-- Begin --
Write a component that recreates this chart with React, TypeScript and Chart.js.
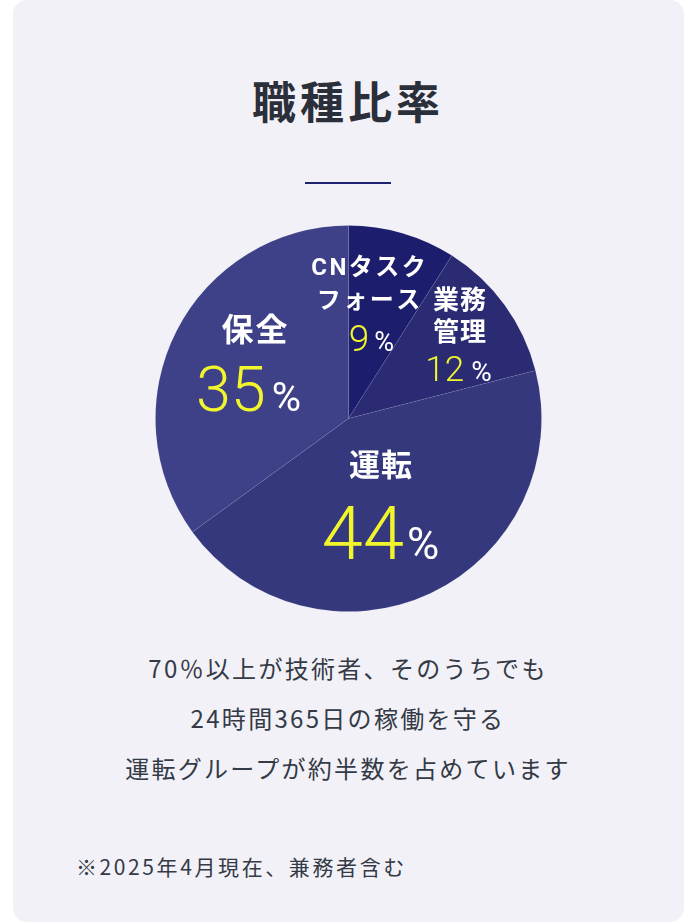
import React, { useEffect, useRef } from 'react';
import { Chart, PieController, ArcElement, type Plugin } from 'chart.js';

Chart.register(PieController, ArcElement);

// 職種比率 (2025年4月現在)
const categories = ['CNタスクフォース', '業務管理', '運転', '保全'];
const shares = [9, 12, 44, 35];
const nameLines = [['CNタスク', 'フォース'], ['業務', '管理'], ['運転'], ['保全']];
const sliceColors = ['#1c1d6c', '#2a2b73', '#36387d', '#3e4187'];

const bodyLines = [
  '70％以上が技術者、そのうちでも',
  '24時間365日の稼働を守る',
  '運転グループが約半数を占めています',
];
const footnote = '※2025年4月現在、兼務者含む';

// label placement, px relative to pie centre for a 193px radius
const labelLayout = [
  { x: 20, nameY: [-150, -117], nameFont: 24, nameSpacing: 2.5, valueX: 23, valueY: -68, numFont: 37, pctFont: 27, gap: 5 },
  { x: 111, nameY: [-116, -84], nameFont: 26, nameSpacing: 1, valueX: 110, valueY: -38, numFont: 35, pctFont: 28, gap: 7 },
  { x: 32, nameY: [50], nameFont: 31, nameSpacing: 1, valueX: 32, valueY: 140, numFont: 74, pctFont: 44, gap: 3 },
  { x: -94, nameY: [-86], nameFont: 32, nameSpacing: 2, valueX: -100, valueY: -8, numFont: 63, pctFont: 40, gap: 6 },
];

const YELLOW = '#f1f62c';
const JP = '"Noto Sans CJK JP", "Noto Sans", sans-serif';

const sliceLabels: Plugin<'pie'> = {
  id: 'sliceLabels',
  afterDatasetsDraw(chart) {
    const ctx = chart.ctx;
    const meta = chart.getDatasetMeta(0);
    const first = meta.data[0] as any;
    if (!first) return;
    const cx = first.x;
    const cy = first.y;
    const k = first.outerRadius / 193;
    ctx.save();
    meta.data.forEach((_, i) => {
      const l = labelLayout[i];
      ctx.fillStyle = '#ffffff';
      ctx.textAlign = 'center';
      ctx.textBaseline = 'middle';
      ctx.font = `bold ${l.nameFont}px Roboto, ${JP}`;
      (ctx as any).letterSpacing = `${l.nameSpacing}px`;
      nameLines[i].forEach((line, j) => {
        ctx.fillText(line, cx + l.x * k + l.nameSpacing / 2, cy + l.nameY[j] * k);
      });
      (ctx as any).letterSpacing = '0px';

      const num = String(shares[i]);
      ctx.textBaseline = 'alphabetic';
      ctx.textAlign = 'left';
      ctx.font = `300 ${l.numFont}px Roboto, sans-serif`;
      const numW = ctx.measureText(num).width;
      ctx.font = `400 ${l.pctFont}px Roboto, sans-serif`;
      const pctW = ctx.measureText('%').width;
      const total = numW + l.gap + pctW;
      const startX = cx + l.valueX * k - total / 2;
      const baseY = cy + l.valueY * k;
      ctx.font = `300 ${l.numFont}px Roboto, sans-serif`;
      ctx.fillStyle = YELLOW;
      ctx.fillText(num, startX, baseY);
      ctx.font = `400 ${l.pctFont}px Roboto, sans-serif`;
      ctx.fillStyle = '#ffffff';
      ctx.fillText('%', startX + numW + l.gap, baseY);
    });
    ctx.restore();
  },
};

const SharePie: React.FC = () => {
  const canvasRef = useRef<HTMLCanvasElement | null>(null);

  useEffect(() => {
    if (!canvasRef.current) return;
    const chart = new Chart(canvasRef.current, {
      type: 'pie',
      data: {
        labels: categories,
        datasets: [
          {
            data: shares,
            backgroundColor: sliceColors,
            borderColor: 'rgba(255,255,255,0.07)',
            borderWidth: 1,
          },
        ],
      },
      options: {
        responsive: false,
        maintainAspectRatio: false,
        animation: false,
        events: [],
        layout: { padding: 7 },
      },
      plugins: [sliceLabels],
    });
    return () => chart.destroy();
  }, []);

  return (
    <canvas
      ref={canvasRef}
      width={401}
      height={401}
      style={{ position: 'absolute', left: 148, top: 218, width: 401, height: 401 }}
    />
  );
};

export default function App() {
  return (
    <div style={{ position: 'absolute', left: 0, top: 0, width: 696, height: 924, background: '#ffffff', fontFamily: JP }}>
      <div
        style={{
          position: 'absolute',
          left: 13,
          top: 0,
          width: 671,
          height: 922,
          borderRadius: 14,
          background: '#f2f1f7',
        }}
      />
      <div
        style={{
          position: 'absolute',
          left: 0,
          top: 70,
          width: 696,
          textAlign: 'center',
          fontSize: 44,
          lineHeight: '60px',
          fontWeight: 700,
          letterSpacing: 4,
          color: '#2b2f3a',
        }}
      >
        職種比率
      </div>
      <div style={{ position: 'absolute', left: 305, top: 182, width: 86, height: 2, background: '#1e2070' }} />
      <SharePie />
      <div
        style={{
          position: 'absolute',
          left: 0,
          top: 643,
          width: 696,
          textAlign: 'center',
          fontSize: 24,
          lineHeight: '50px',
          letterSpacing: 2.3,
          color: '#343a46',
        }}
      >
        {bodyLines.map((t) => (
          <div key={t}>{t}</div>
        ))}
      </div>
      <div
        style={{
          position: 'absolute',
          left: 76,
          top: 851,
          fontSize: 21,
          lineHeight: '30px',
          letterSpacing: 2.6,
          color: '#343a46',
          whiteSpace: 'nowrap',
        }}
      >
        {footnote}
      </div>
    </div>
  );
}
-- End --
Please write out all of the material above without changing a word, and omit any pictures.

Write a component that recreates this chart with React, TypeScript and Chart.js.
import React, { useEffect, useRef } from 'react';
import { Chart, PieController, ArcElement, type Plugin } from 'chart.js';

Chart.register(PieController, ArcElement);

// 職種比率 (2025年4月現在)
const categories = ['CNタスクフォース', '業務管理', '運転', '保全'];
const shares = [9, 12, 44, 35];
const nameLines = [['CNタスク', 'フォース'], ['業務', '管理'], ['運転'], ['保全']];
const sliceColors = ['#1c1d6c', '#2a2b73', '#36387d', '#3e4187'];

const bodyLines = [
  '70％以上が技術者、そのうちでも',
  '24時間365日の稼働を守る',
  '運転グループが約半数を占めています',
];
const footnote = '※2025年4月現在、兼務者含む';

// label placement, px relative to pie centre for a 193px radius
const labelLayout = [
  { x: 20, nameY: [-150, -117], nameFont: 24, nameSpacing: 2.5, valueX: 23, valueY: -68, numFont: 37, pctFont: 27, gap: 5 },
  { x: 111, nameY: [-116, -84], nameFont: 26, nameSpacing: 1, valueX: 110, valueY: -38, numFont: 35, pctFont: 28, gap: 7 },
  { x: 32, nameY: [50], nameFont: 31, nameSpacing: 1, valueX: 32, valueY: 140, numFont: 74, pctFont: 44, gap: 3 },
  { x: -94, nameY: [-86], nameFont: 32, nameSpacing: 2, valueX: -100, valueY: -8, numFont: 63, pctFont: 40, gap: 6 },
];

const YELLOW = '#f1f62c';
const JP = '"Noto Sans CJK JP", "Noto Sans", sans-serif';

const sliceLabels: Plugin<'pie'> = {
  id: 'sliceLabels',
  afterDatasetsDraw(chart) {
    const ctx = chart.ctx;
    const meta = chart.getDatasetMeta(0);
    const first = meta.data[0] as any;
    if (!first) return;
    const cx = first.x;
    const cy = first.y;
    const k = first.outerRadius / 193;
    ctx.save();
    meta.data.forEach((_, i) => {
      const l = labelLayout[i];
      ctx.fillStyle = '#ffffff';
      ctx.textAlign = 'center';
      ctx.textBaseline = 'middle';
      ctx.font = `bold ${l.nameFont}px Roboto, ${JP}`;
      (ctx as any).letterSpacing = `${l.nameSpacing}px`;
      nameLines[i].forEach((line, j) => {
        ctx.fillText(line, cx + l.x * k + l.nameSpacing / 2, cy + l.nameY[j] * k);
      });
      (ctx as any).letterSpacing = '0px';

      const num = String(shares[i]);
      ctx.textBaseline = 'alphabetic';
      ctx.textAlign = 'left';
      ctx.font = `300 ${l.numFont}px Roboto, sans-serif`;
      const numW = ctx.measureText(num).width;
      ctx.font = `400 ${l.pctFont}px Roboto, sans-serif`;
      const pctW = ctx.measureText('%').width;
      const total = numW + l.gap + pctW;
      const startX = cx + l.valueX * k - total / 2;
      const baseY = cy + l.valueY * k;
      ctx.font = `300 ${l.numFont}px Roboto, sans-serif`;
      ctx.fillStyle = YELLOW;
      ctx.fillText(num, startX, baseY);
      ctx.font = `400 ${l.pctFont}px Roboto, sans-serif`;
      ctx.fillStyle = '#ffffff';
      ctx.fillText('%', startX + numW + l.gap, baseY);
    });
    ctx.restore();
  },
};

const SharePie: React.FC = () => {
  const canvasRef = useRef<HTMLCanvasElement | null>(null);

  useEffect(() => {
    if (!canvasRef.current) return;
    const chart = new Chart(canvasRef.current, {
      type: 'pie',
      data: {
        labels: categories,
        datasets: [
          {
            data: shares,
            backgroundColor: sliceColors,
            borderColor: 'rgba(255,255,255,0.07)',
            borderWidth: 1,
          },
        ],
      },
      options: {
        responsive: false,
        maintainAspectRatio: false,
        animation: false,
        events: [],
        layout: { padding: 7 },
      },
      plugins: [sliceLabels],
    });
    return () => chart.destroy();
  }, []);

  return (
    <canvas
      ref={canvasRef}
      width={401}
      height={401}
      style={{ position: 'absolute', left: 148, top: 218, width: 401, height: 401 }}
    />
  );
};

export default function App() {
  return (
    <div style={{ position: 'absolute', left: 0, top: 0, width: 696, height: 924, background: '#ffffff', fontFamily: JP }}>
      <div
        style={{
          position: 'absolute',
          left: 13,
          top: 0,
          width: 671,
          height: 922,
          borderRadius: 14,
          background: '#f2f1f7',
        }}
      />
      <div
        style={{
          position: 'absolute',
          left: 0,
          top: 70,
          width: 696,
          textAlign: 'center',
          fontSize: 44,
          lineHeight: '60px',
          fontWeight: 700,
          letterSpacing: 4,
          color: '#2b2f3a',
        }}
      >
        職種比率
      </div>
      <div style={{ position: 'absolute', left: 305, top: 182, width: 86, height: 2, background: '#1e2070' }} />
      <SharePie />
      <div
        style={{
          position: 'absolute',
          left: 0,
          top: 643,
          width: 696,
          textAlign: 'center',
          fontSize: 24,
          lineHeight: '50px',
          letterSpacing: 2.3,
          color: '#343a46',
        }}
      >
        {bodyLines.map((t) => (
          <div key={t}>{t}</div>
        ))}
      </div>
      <div
        style={{
          position: 'absolute',
          left: 76,
          top: 851,
          fontSize: 21,
          lineHeight: '30px',
          letterSpacing: 2.6,
          color: '#343a46',
          whiteSpace: 'nowrap',
        }}
      >
        {footnote}
      </div>
    </div>
  );
}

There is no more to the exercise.